Month: September 2017

Catching MPC Cheaters

Our paper (with Rob Cunningham and Sophia Yakoubov) on augmenting security of MPC will be published at ICITS 2017.  Abstract below:

Abstract: Secure multi-party computation (MPC) protocols do not completely prevent malicious parties from cheating and disrupting the computation. A coalition of malicious parties can repeatedly cause the computation to abort or provide an input that does not correspond to reality. We augment MPC with three new properties to discourage cheating. First is a strengthening of identifiable abort, called completely identifiable abort, where all parties who do not follow the protocol will be identified as cheaters by each honest party, even if there are more cheaters than honest parties. The second is completely identifiable auditability, which means that a third party can, given the computation output and its additive share decomposition, determine whether the computation was performed correctly (and who cheated if it was not) by looking at a transcript of the computation.  The third is openability, which means that a distinguished coalition of parties can recover the MPC inputs in the extreme setting when the parties are discovered to have lied about their inputs (e.g. by a real-world event contradicting the output of the MPC).

We construct the first (efficient) MPC protocol achieving these properties.  Our scheme is built on the SPDZ protocol (Damgard et al., Crypto 2012), which leverages an offline (computation-independent) pre-processing phase to speed up the online computation. Our protocol is optimistic: it has the same communication and computation complexity in the online phase as SPDZ when no parties cheat. If cheating does occur, each honest party performs only local computation to identify cheaters.

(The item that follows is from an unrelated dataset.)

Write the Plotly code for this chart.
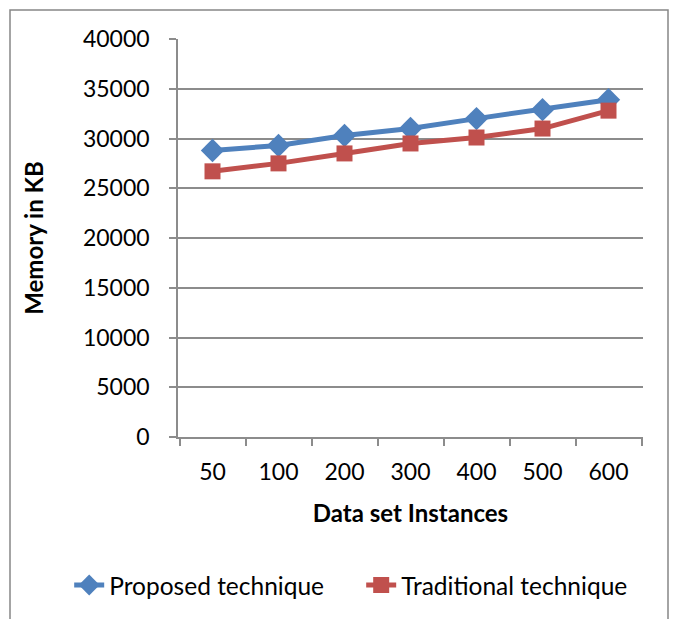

Our main technical tool is a new locally identifiable secret sharing scheme (as defined by Ishai, Ostrovsky, and Zikas (TCC 2012)) which we call commitment enhanced secret sharing, or CESS. Each CESS share contains an additive share (as in SPDZ), and additionally includes linearly homomorphic commitments to every additive share. Each CESS share also contains the decommitment value for the commitment to the corresponding additive share. These commitments enable local identification during reconstruction; by the binding property of the commitment scheme, no party should be able to convince any other party of the validity of an altered additive share.  CESS enables MPC with completely identifiable abort; all parties whose claimed output shares do not match their output share commitments are identified as cheaters.

The work of Baum, Damgard, and Orlandi (SCN 2014) introduces the concept of auditability, which allows a third party to verify that the computation was executed correctly, but not to identify the cheaters if it was not.  We enable the third party to identify the cheaters by augmenting the scheme of Baum, Damg{\aa}rd, and Orlandi with CESS. We add openability through the use of verifiable encryption and specialized zero-knowledge proofs.